Have You Ever Seen a Baby So Cute You Want to Crush or Bite It?

It’s called ‘cute aggression’ and it could be key to survival.

Photo by Ryutaro Tsukata from Pexels

When my babies were brand new and teeny tiny, I couldn’t stop smelling the tops of their heads. That sweet downy hair and impossibly soft skin made my heart swoon; it was all I could do not to pinch their chubby pink cheeks or nibble their stupidly cute toes. The sensation of wanting to squeeze my babies in the tightest hug was sometimes overwhelming.

But I wasn’t alone; family and friends would react similarly to the cuteness overload when they met my babies. Lots of ‘oo’s and ah’s’ and plenty of high pitched omg you’re so cute I could just EAT you! There was nothing particularly unique about my babies (sorry, kids), only the sheer fact that they were new and small and pink and sweet. And cute.

It got me thinking. Why would adults react to an adorable baby with actions that might harm them? Because if you bite or give a crushing hug or pinch those cheeks, you’ll likely hurt the baby, and yet the urge to do these things is universally felt by adults the world over. It’s a bizarre feeling to both find something charmingly sweet and also want to crush it, albeit minus the urge to cause harm. And yet, this phenomenon is well documented.

I am not the first person to wonder about this. A team of researchers at Yale University wanted to know the same thing. In 2015, they published a study that identified aggressive behaviors in people when exposed to cute stimuli. They called the resulting behaviors “cute aggression,” and the science behind it is wicked cool.

Cute aggression is when a person becomes overwhelmed by something so cute they literally cannot take it. Truly. The brain then scrambles emotions as a way to redirect the cuteness overload.

“Extremely positive experiences, and positive appraisals thereof, produce intense positive emotions that often generate both positive expressions (e.g., smiles) and expressions normatively reserved for negative emotions (e.g., tears),” the study reads.

Have you ever placed your hand under running water and felt momentarily confused by the sensation? The water is either too hot or too cold, but whatever is happening, the feeling is overwhelming, and you pull your hand away. This unsettling sensation is how I imagine the cute aggression theory to work in the brain. Otherwise, why would a rational person simultaneously feel the urge to both crush and love a cute baby? And yet, this feeling is widespread across cultures.

The Yale researchers point out that this phenomenon is not unique to cute stimuli; it occurs in other situations such as crying during otherwise happy events such as a graduation, the birth of a child, or a hero returning from war.

“During these dimorphous displays, both positive and negative expressions occur simultaneously in a disorganized manner, which leaves witnesses to rely on the context of the situation to interpret them,” the authors of the study note.

So why does the human brain scramble hard-wired emotions during emotionally potent situations? Scientists think it might be a way to protect the brain and body from harm.

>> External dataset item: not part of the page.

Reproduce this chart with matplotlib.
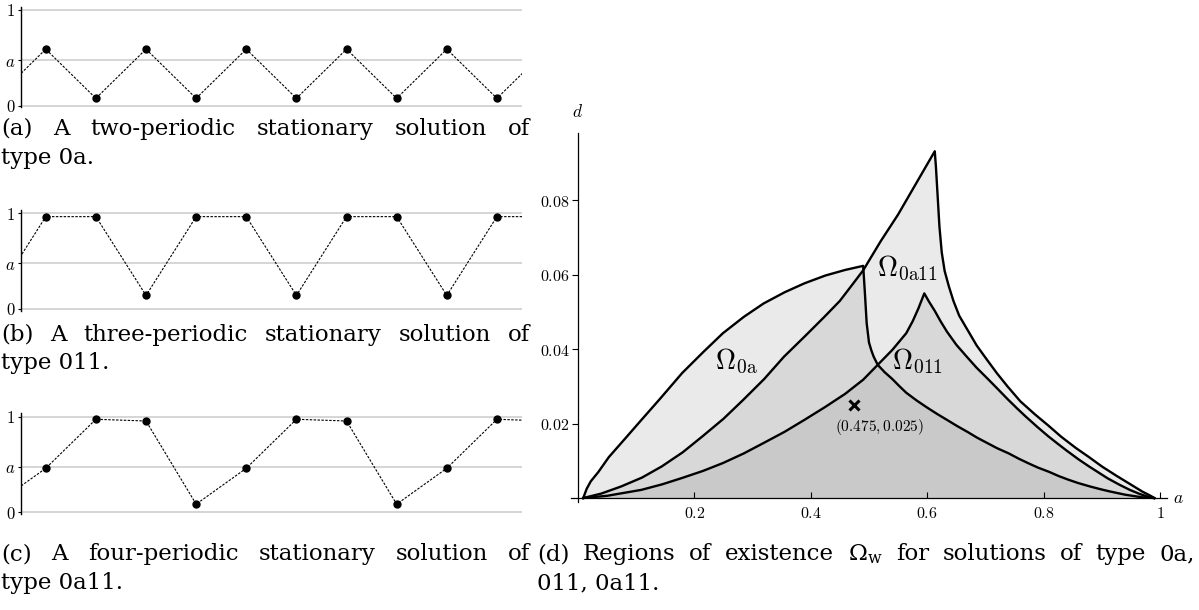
import matplotlib
matplotlib.use('Agg')
import matplotlib.pyplot as plt

plt.rcParams['mathtext.fontset'] = 'cm'
plt.rcParams['font.family'] = 'DejaVu Serif'

# ---- left panels: stationary solutions (value at each lattice site) ----
a_level = 0.475
site_x = [-0.5, 0.5, 1.5, 2.5, 3.5, 4.5, 5.5, 6.5, 7.5, 8.5, 9.5, 10.5]
sol_oa = [0.075, 0.59, 0.075, 0.59, 0.075, 0.59, 0.075, 0.59, 0.075, 0.59, 0.075, 0.59]
sol_o11 = [0.14, 0.965, 0.965, 0.14, 0.965, 0.965, 0.14, 0.965, 0.965, 0.14, 0.965, 0.965]
sol_oa11 = [0.084, 0.46, 0.973, 0.955, 0.084, 0.46, 0.973, 0.955, 0.084, 0.46, 0.973, 0.955]
left_ticks = [0, a_level, 1]
left_ticklabels = ['0', 'a', '1']

# ---- right panel: regions of existence (upper boundaries, d over a) ----
oa_a = [0.009, 0.015, 0.022, 0.035, 0.053, 0.08, 0.109, 0.14, 0.179, 0.215, 0.249, 0.285,
        0.319, 0.355, 0.389, 0.425, 0.459, 0.49, 0.493, 0.496, 0.50, 0.504, 0.508, 0.515,
        0.527, 0.54, 0.552, 0.564, 0.582, 0.60, 0.617, 0.634, 0.652, 0.67, 0.686, 0.703,
        0.72, 0.74, 0.757, 0.773, 0.79, 0.81, 0.826, 0.843, 0.86, 0.88, 0.897, 0.913,
        0.94, 0.969, 0.99]
oa_d = [0, 0.0025, 0.0045, 0.007, 0.011, 0.0158, 0.021, 0.0265, 0.0336, 0.0392, 0.0443, 0.0487,
        0.0523, 0.0553, 0.0577, 0.0598, 0.0613, 0.0624, 0.055, 0.047, 0.0418, 0.0397, 0.038, 0.0358,
        0.0338, 0.032, 0.0301, 0.0283, 0.0262, 0.0243, 0.0226, 0.021, 0.0193, 0.0177, 0.0162, 0.0148,
        0.0134, 0.012, 0.0106, 0.0094, 0.0082, 0.007, 0.0059, 0.0049, 0.004, 0.0031, 0.0024, 0.0018,
        0.0009, 0.0002, 0]

o11_a = [0.009, 0.05, 0.109, 0.145, 0.179, 0.215, 0.249, 0.285, 0.319, 0.355, 0.389, 0.425,
         0.459, 0.49, 0.515, 0.54, 0.564, 0.575, 0.585, 0.595, 0.603, 0.613, 0.623, 0.634,
         0.65, 0.669, 0.685, 0.703, 0.72, 0.738, 0.755, 0.77, 0.79, 0.808, 0.825, 0.84,
         0.86, 0.878, 0.895, 0.91, 0.93, 0.948, 0.965, 0.98, 0.99]
o11_d = [0, 0.0006, 0.0022, 0.0037, 0.0054, 0.0073, 0.0094, 0.012, 0.0148, 0.0178, 0.021, 0.0245,
         0.028, 0.0318, 0.0358, 0.0398, 0.0443, 0.0475, 0.051, 0.055, 0.0528, 0.0503, 0.0475, 0.0447,
         0.0412, 0.0378, 0.035, 0.0322, 0.0295, 0.0266, 0.024, 0.0218, 0.019, 0.0166, 0.0145, 0.0127,
         0.0104, 0.0085, 0.0068, 0.0053, 0.0036, 0.0022, 0.0011, 0.0003, 0]

oa11_a = [0.009, 0.04, 0.074, 0.11, 0.144, 0.18, 0.214, 0.25, 0.284, 0.32, 0.354, 0.39,
          0.424, 0.45, 0.473, 0.49, 0.52, 0.55, 0.58, 0.613, 0.615, 0.618, 0.621, 0.625,
          0.63, 0.637, 0.645, 0.655, 0.67, 0.685, 0.703, 0.72, 0.738, 0.76, 0.785, 0.808,
          0.83, 0.855, 0.878, 0.9, 0.925, 0.948, 0.97, 0.985, 0.99]
oa11_d = [0, 0.0012, 0.0031, 0.0055, 0.0085, 0.0123, 0.0166, 0.0213, 0.0264, 0.032, 0.038, 0.0435,
          0.0488, 0.053, 0.0577, 0.0612, 0.069, 0.0762, 0.0843, 0.0932, 0.089, 0.081, 0.073, 0.066,
          0.061, 0.057, 0.053, 0.049, 0.045, 0.041, 0.0371, 0.0335, 0.030, 0.026, 0.0225, 0.0195,
          0.0165, 0.0135, 0.011, 0.0085, 0.006, 0.0038, 0.0017, 0.0005, 0]

region_labels = [r'$\Omega_{\mathrm{0a}}$', r'$\Omega_{\mathrm{011}}$', r'$\Omega_{\mathrm{0a11}}$']
label_pos = [(0.236, 0.0345), (0.54, 0.0345), (0.513, 0.0595)]
point = (0.475, 0.025)
point_text = r'$\mathbf{(0.475, 0.025)}$'
xticks = [0.2, 0.4, 0.6, 0.8, 1]
xticklabels = ['0.2', '0.4', '0.6', '0.8', '1']
yticks = [0.02, 0.04, 0.06, 0.08]
yticklabels = ['0.02', '0.04', '0.06', '0.08']

captions_a = ['(a) A two-periodic stationary solution of', 'type 0a.']
captions_b = ['(b) A three-periodic stationary solution of', 'type 011.']
captions_c = ['(c) A four-periodic stationary solution of', 'type 0a11.']
captions_d = [r'(d) Regions of existence $\Omega_{\mathrm{w}}$ for solutions of type 0a,', '011, 0a11.']

W, H = 1199, 610
fig = plt.figure(figsize=(W / 100, H / 100), dpi=100)


def px_axes(left, top, right, bottom):
    return fig.add_axes([left / W, 1 - bottom / H, (right - left) / W, (bottom - top) / H])


# left panels, "1" gridline at these pixel rows
unit = 95.5
for one_y, vals in zip([10, 213.3, 416.7], [sol_oa, sol_o11, sol_oa11]):
    ax = px_axes(20.7, one_y - 0.035 * unit, 522, one_y + 1.02 * unit)
    ax.set_xlim(0, 10)
    ax.set_ylim(-0.02, 1.035)
    for yv in left_ticks:
        ax.axhline(yv, color='#d2d2d2', lw=1.3, zorder=0)
    ax.plot(site_x, vals, color='k', lw=0.8, ls=(0, (2.2, 1.3)),
            marker='o', ms=5, mfc='k', mec='k', zorder=3)
    for s in ['top', 'right', 'bottom']:
        ax.spines[s].set_visible(False)
    ax.spines['left'].set_linewidth(1.0)
    ax.set_xticks([])
    ax.set_yticks(left_ticks)
    ax.set_yticklabels(['$%s$' % t for t in left_ticklabels], fontsize=12)
    ax.tick_params(axis='y', direction='out', length=2.5, width=0.8, pad=1.5)

# right panel
ax = px_axes(571, 133.4, 1167, 502.5)
ax.set_xlim(-0.012, 1.012)
ax.set_ylim(-0.0012, 0.098)
for xs, ys in [(oa_a, oa_d), (o11_a, o11_d), (oa11_a, oa11_d)]:
    ax.fill(xs, ys, facecolor=(0.5, 0.5, 0.5), alpha=0.16, edgecolor='none', zorder=1)
for xs, ys in [(oa_a, oa_d), (o11_a, o11_d), (oa11_a, oa11_d)]:
    ax.plot(xs, ys, color='k', lw=1.7, zorder=2)
for lab, (lx, ly) in zip(region_labels, label_pos):
    ax.text(lx, ly, lab, fontsize=20, ha='left', va='baseline', zorder=4)
ax.plot(point[0], point[1], marker='x', color='k', ms=7, mew=2.2, zorder=4)
ax.text(0.518, 0.0192, point_text, fontsize=11, ha='center', va='center', zorder=4)

ax.spines['left'].set_position(('data', 0))
ax.spines['bottom'].set_position(('data', 0))
ax.spines['top'].set_visible(False)
ax.spines['right'].set_visible(False)
ax.spines['left'].set_linewidth(0.9)
ax.spines['bottom'].set_linewidth(0.9)
ax.set_xticks(xticks)
ax.set_xticklabels(['$%s$' % t for t in xticklabels], fontsize=11.5)
ax.set_yticks(yticks)
ax.set_yticklabels(['$%s$' % t for t in yticklabels], fontsize=11.5)
ax.tick_params(axis='x', direction='in', length=4, width=0.8, pad=5)
ax.tick_params(axis='y', direction='out', length=4, width=0.8, pad=2)
ax.text(1.022, 0, '$a$', fontsize=12.5, ha='left', va='center', clip_on=False)
ax.text(0, 0.1035, '$d$', fontsize=12.5, ha='center', va='center', clip_on=False)

# captions, first line justified like the typeset original
cap_fs = 16.5
renderer = fig.canvas.get_renderer()


def caption(x0, x1, y0, lines, gap=29):
    first, second = lines
    words = first.split(' ')
    arts = [fig.text(0, 0, w, fontsize=cap_fs, va='baseline', math_fontfamily='dejavuserif')
            for w in words]
    widths = [t.get_window_extent(renderer).width for t in arts]
    space = max((x1 - x0 - sum(widths)) / (len(words) - 1), 4)
    x = x0
    for t, w in zip(arts, widths):
        t.set_position((x / W, 1 - y0 / H))
        x += w + space
    fig.text(x0 / W, 1 - (y0 + gap) / H, second, fontsize=cap_fs, va='baseline')


caption(1, 530, 135, captions_a)
caption(1, 530, 341, captions_b, gap=28)
caption(1, 530, 560, captions_c)
caption(537, 1195, 560, captions_d)

fig.savefig('out.png', dpi=100)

“We presume that dimorphous expressions of emotion occur during situations in which people feel overwhelmed with emotion when they perceive that a point has been reached at which their emotions have become unmanageable,” the study reads. “These perceptions of feeling overwhelmed may be dictated by physiological limits and may deter people from sustaining high levels of emotion that can be deleterious for the body.”

This last observation piqued the interest of Katherine Stavropoulos, an assistant professor of special education at the University of California, Riverside. She wanted to know if she could peek into the brain and see what is happening when experiencing cute aggression. What she discovered was fascinating.

“Essentially, for people who tend to experience the feeling of ‘not being able to take how cute something is,’ cute aggression happens,” Stavropoulos told Science Daily. “Our study seems to underscore the idea that cute aggression is the brain’s way of ‘bringing us back down’ by mediating our feelings of being overwhelmed.”

It might sound odd, but this essentially translates to mean that the human brain is capable of being hindered by cuteness to the point of not being able to tend and care for a baby. Cute aggression kicks in to help startle the afflicted person back to reality.

“If you find yourself incapacitated by how cute a baby is — so much so that you simply can’t take care of it — that baby is going to starve,” Stavropoulos told Science Daily. “Cute aggression may serve as a tempering mechanism that allows us to function and actually take care of something we might first perceive as overwhelmingly cute.”

And there you have it. Cute aggression is nature’s way of bringing you back down to reality after becoming overwhelmed by how adorable your baby is.